__WORK TO COMPLETE__
Everything in the data should be repeated exactly, save for the images.

__DATA LINES__
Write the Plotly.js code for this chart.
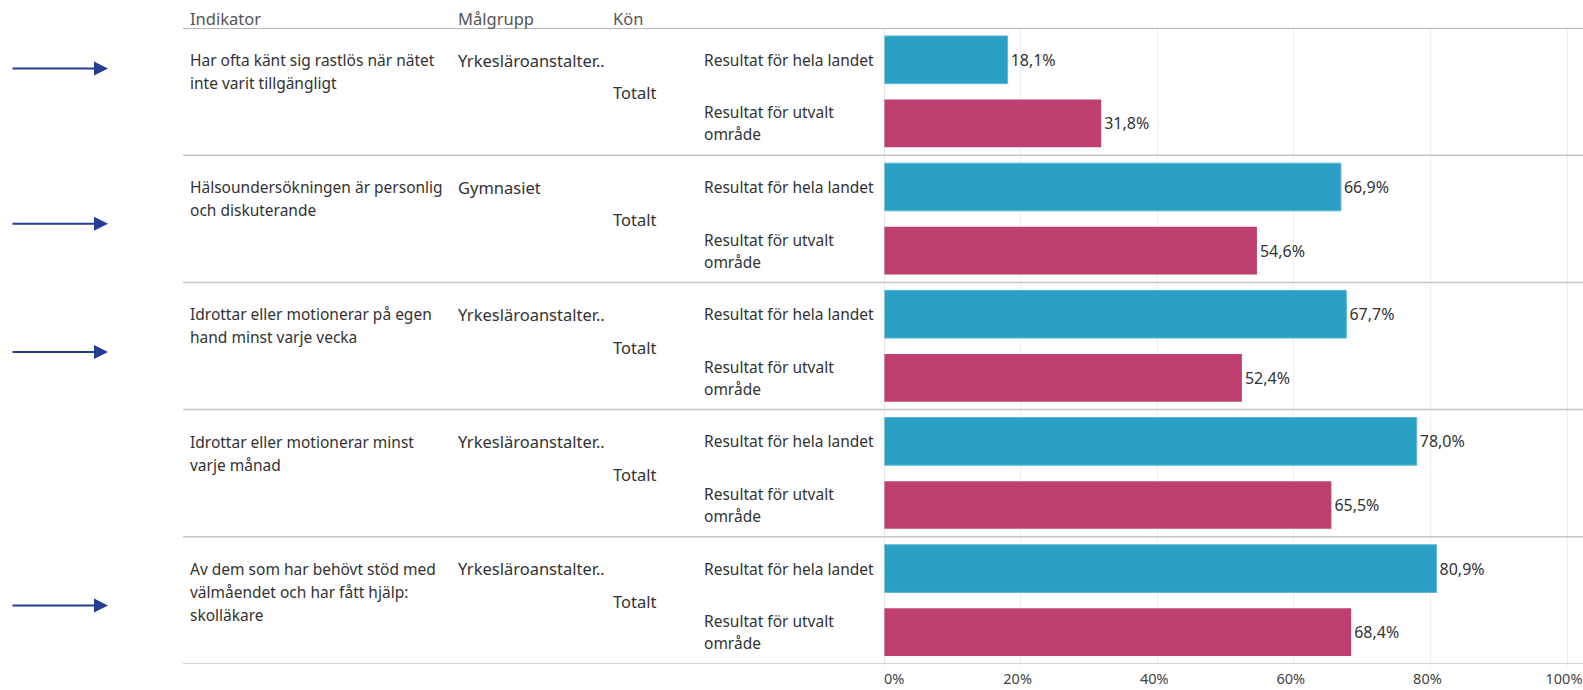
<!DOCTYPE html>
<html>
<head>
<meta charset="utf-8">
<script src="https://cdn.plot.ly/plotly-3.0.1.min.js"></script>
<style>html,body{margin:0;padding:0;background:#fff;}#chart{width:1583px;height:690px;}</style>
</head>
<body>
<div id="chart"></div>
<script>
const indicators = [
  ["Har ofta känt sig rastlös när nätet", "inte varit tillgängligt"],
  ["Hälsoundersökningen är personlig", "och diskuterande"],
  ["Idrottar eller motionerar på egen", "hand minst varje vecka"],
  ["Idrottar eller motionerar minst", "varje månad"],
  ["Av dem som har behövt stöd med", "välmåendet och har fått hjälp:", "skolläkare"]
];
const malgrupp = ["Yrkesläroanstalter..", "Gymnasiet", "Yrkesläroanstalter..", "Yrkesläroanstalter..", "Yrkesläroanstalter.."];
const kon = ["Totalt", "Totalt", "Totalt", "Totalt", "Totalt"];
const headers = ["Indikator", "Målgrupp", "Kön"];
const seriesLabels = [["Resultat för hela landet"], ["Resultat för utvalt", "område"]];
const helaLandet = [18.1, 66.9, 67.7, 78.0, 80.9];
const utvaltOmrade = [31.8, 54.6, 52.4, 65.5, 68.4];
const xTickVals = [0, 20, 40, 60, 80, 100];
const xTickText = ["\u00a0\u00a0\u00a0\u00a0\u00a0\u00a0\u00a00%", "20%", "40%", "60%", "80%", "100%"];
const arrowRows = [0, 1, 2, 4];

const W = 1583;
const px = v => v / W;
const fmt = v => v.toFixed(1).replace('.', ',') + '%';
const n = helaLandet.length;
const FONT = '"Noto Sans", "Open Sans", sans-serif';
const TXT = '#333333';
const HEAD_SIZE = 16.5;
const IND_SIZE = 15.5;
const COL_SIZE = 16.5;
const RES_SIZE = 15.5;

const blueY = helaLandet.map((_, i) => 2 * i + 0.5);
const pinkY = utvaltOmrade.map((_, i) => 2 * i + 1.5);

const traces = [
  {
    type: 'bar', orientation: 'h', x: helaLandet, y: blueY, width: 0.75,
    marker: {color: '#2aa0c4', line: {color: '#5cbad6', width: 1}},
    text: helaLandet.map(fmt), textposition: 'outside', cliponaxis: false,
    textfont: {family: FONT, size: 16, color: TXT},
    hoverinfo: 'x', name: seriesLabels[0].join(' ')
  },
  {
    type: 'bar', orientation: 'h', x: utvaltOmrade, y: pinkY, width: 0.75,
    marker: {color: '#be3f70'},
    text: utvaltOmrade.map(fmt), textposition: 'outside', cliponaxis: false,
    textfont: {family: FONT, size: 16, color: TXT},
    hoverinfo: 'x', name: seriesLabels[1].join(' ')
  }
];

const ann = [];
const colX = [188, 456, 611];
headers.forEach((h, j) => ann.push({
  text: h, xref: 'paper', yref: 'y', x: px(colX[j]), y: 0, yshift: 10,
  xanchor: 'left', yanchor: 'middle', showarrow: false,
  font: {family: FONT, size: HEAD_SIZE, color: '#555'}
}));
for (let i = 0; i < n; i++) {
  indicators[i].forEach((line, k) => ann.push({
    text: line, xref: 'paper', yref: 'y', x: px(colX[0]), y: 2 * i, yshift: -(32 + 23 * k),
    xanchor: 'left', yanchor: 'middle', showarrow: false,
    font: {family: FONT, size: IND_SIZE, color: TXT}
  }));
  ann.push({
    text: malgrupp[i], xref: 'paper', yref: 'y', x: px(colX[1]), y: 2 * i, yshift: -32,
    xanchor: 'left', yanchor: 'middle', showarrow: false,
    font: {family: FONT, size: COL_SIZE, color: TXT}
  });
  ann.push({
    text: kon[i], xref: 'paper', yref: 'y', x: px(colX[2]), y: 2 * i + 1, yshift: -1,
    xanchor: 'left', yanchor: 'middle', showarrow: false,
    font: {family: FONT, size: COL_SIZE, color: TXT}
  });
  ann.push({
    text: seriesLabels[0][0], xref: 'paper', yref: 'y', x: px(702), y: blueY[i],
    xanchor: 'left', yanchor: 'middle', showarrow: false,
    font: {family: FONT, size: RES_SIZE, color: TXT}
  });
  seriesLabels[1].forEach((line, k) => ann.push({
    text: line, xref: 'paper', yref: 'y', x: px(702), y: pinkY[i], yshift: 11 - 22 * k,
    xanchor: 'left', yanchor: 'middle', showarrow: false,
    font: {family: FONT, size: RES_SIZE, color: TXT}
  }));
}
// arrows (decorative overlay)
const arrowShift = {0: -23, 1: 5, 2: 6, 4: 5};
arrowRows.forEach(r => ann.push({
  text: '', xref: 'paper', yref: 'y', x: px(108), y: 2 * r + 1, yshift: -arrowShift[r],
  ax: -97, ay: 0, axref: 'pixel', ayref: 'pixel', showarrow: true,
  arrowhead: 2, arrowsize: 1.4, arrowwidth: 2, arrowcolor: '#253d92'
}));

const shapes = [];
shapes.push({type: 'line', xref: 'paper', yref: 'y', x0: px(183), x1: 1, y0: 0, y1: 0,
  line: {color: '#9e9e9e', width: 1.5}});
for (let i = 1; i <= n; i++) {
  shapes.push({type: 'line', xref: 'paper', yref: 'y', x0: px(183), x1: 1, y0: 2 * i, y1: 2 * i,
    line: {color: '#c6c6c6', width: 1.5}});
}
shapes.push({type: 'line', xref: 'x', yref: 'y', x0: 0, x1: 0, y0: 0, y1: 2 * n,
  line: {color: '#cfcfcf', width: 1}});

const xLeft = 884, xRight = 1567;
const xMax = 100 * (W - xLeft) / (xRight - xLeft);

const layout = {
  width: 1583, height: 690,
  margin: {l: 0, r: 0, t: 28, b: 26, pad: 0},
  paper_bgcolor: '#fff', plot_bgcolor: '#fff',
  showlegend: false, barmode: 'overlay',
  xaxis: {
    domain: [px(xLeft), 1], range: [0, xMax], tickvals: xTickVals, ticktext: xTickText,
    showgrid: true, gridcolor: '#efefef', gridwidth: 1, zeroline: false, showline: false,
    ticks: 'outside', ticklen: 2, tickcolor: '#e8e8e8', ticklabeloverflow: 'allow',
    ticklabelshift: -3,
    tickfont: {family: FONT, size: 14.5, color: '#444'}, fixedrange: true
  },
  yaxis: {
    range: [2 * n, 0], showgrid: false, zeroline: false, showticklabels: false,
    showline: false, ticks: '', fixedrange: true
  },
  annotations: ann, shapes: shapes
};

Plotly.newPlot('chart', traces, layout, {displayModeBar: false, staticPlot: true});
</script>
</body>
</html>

__COMPLETE OUTPUT__
Write the Plotly.js code for this chart.
<!DOCTYPE html>
<html>
<head>
<meta charset="utf-8">
<script src="https://cdn.plot.ly/plotly-3.0.1.min.js"></script>
<style>html,body{margin:0;padding:0;background:#fff;}#chart{width:1583px;height:690px;}</style>
</head>
<body>
<div id="chart"></div>
<script>
const indicators = [
  ["Har ofta känt sig rastlös när nätet", "inte varit tillgängligt"],
  ["Hälsoundersökningen är personlig", "och diskuterande"],
  ["Idrottar eller motionerar på egen", "hand minst varje vecka"],
  ["Idrottar eller motionerar minst", "varje månad"],
  ["Av dem som har behövt stöd med", "välmåendet och har fått hjälp:", "skolläkare"]
];
const malgrupp = ["Yrkesläroanstalter..", "Gymnasiet", "Yrkesläroanstalter..", "Yrkesläroanstalter..", "Yrkesläroanstalter.."];
const kon = ["Totalt", "Totalt", "Totalt", "Totalt", "Totalt"];
const headers = ["Indikator", "Målgrupp", "Kön"];
const seriesLabels = [["Resultat för hela landet"], ["Resultat för utvalt", "område"]];
const helaLandet = [18.1, 66.9, 67.7, 78.0, 80.9];
const utvaltOmrade = [31.8, 54.6, 52.4, 65.5, 68.4];
const xTickVals = [0, 20, 40, 60, 80, 100];
const xTickText = ["\u00a0\u00a0\u00a0\u00a0\u00a0\u00a0\u00a00%", "20%", "40%", "60%", "80%", "100%"];
const arrowRows = [0, 1, 2, 4];

const W = 1583;
const px = v => v / W;
const fmt = v => v.toFixed(1).replace('.', ',') + '%';
const n = helaLandet.length;
const FONT = '"Noto Sans", "Open Sans", sans-serif';
const TXT = '#333333';
const HEAD_SIZE = 16.5;
const IND_SIZE = 15.5;
const COL_SIZE = 16.5;
const RES_SIZE = 15.5;

const blueY = helaLandet.map((_, i) => 2 * i + 0.5);
const pinkY = utvaltOmrade.map((_, i) => 2 * i + 1.5);

const traces = [
  {
    type: 'bar', orientation: 'h', x: helaLandet, y: blueY, width: 0.75,
    marker: {color: '#2aa0c4', line: {color: '#5cbad6', width: 1}},
    text: helaLandet.map(fmt), textposition: 'outside', cliponaxis: false,
    textfont: {family: FONT, size: 16, color: TXT},
    hoverinfo: 'x', name: seriesLabels[0].join(' ')
  },
  {
    type: 'bar', orientation: 'h', x: utvaltOmrade, y: pinkY, width: 0.75,
    marker: {color: '#be3f70'},
    text: utvaltOmrade.map(fmt), textposition: 'outside', cliponaxis: false,
    textfont: {family: FONT, size: 16, color: TXT},
    hoverinfo: 'x', name: seriesLabels[1].join(' ')
  }
];

const ann = [];
const colX = [188, 456, 611];
headers.forEach((h, j) => ann.push({
  text: h, xref: 'paper', yref: 'y', x: px(colX[j]), y: 0, yshift: 10,
  xanchor: 'left', yanchor: 'middle', showarrow: false,
  font: {family: FONT, size: HEAD_SIZE, color: '#555'}
}));
for (let i = 0; i < n; i++) {
  indicators[i].forEach((line, k) => ann.push({
    text: line, xref: 'paper', yref: 'y', x: px(colX[0]), y: 2 * i, yshift: -(32 + 23 * k),
    xanchor: 'left', yanchor: 'middle', showarrow: false,
    font: {family: FONT, size: IND_SIZE, color: TXT}
  }));
  ann.push({
    text: malgrupp[i], xref: 'paper', yref: 'y', x: px(colX[1]), y: 2 * i, yshift: -32,
    xanchor: 'left', yanchor: 'middle', showarrow: false,
    font: {family: FONT, size: COL_SIZE, color: TXT}
  });
  ann.push({
    text: kon[i], xref: 'paper', yref: 'y', x: px(colX[2]), y: 2 * i + 1, yshift: -1,
    xanchor: 'left', yanchor: 'middle', showarrow: false,
    font: {family: FONT, size: COL_SIZE, color: TXT}
  });
  ann.push({
    text: seriesLabels[0][0], xref: 'paper', yref: 'y', x: px(702), y: blueY[i],
    xanchor: 'left', yanchor: 'middle', showarrow: false,
    font: {family: FONT, size: RES_SIZE, color: TXT}
  });
  seriesLabels[1].forEach((line, k) => ann.push({
    text: line, xref: 'paper', yref: 'y', x: px(702), y: pinkY[i], yshift: 11 - 22 * k,
    xanchor: 'left', yanchor: 'middle', showarrow: false,
    font: {family: FONT, size: RES_SIZE, color: TXT}
  }));
}
// arrows (decorative overlay)
const arrowShift = {0: -23, 1: 5, 2: 6, 4: 5};
arrowRows.forEach(r => ann.push({
  text: '', xref: 'paper', yref: 'y', x: px(108), y: 2 * r + 1, yshift: -arrowShift[r],
  ax: -97, ay: 0, axref: 'pixel', ayref: 'pixel', showarrow: true,
  arrowhead: 2, arrowsize: 1.4, arrowwidth: 2, arrowcolor: '#253d92'
}));

const shapes = [];
shapes.push({type: 'line', xref: 'paper', yref: 'y', x0: px(183), x1: 1, y0: 0, y1: 0,
  line: {color: '#9e9e9e', width: 1.5}});
for (let i = 1; i <= n; i++) {
  shapes.push({type: 'line', xref: 'paper', yref: 'y', x0: px(183), x1: 1, y0: 2 * i, y1: 2 * i,
    line: {color: '#c6c6c6', width: 1.5}});
}
shapes.push({type: 'line', xref: 'x', yref: 'y', x0: 0, x1: 0, y0: 0, y1: 2 * n,
  line: {color: '#cfcfcf', width: 1}});

const xLeft = 884, xRight = 1567;
const xMax = 100 * (W - xLeft) / (xRight - xLeft);

const layout = {
  width: 1583, height: 690,
  margin: {l: 0, r: 0, t: 28, b: 26, pad: 0},
  paper_bgcolor: '#fff', plot_bgcolor: '#fff',
  showlegend: false, barmode: 'overlay',
  xaxis: {
    domain: [px(xLeft), 1], range: [0, xMax], tickvals: xTickVals, ticktext: xTickText,
    showgrid: true, gridcolor: '#efefef', gridwidth: 1, zeroline: false, showline: false,
    ticks: 'outside', ticklen: 2, tickcolor: '#e8e8e8', ticklabeloverflow: 'allow',
    ticklabelshift: -3,
    tickfont: {family: FONT, size: 14.5, color: '#444'}, fixedrange: true
  },
  yaxis: {
    range: [2 * n, 0], showgrid: false, zeroline: false, showticklabels: false,
    showline: false, ticks: '', fixedrange: true
  },
  annotations: ann, shapes: shapes
};

Plotly.newPlot('chart', traces, layout, {displayModeBar: false, staticPlot: true});
</script>
</body>
</html>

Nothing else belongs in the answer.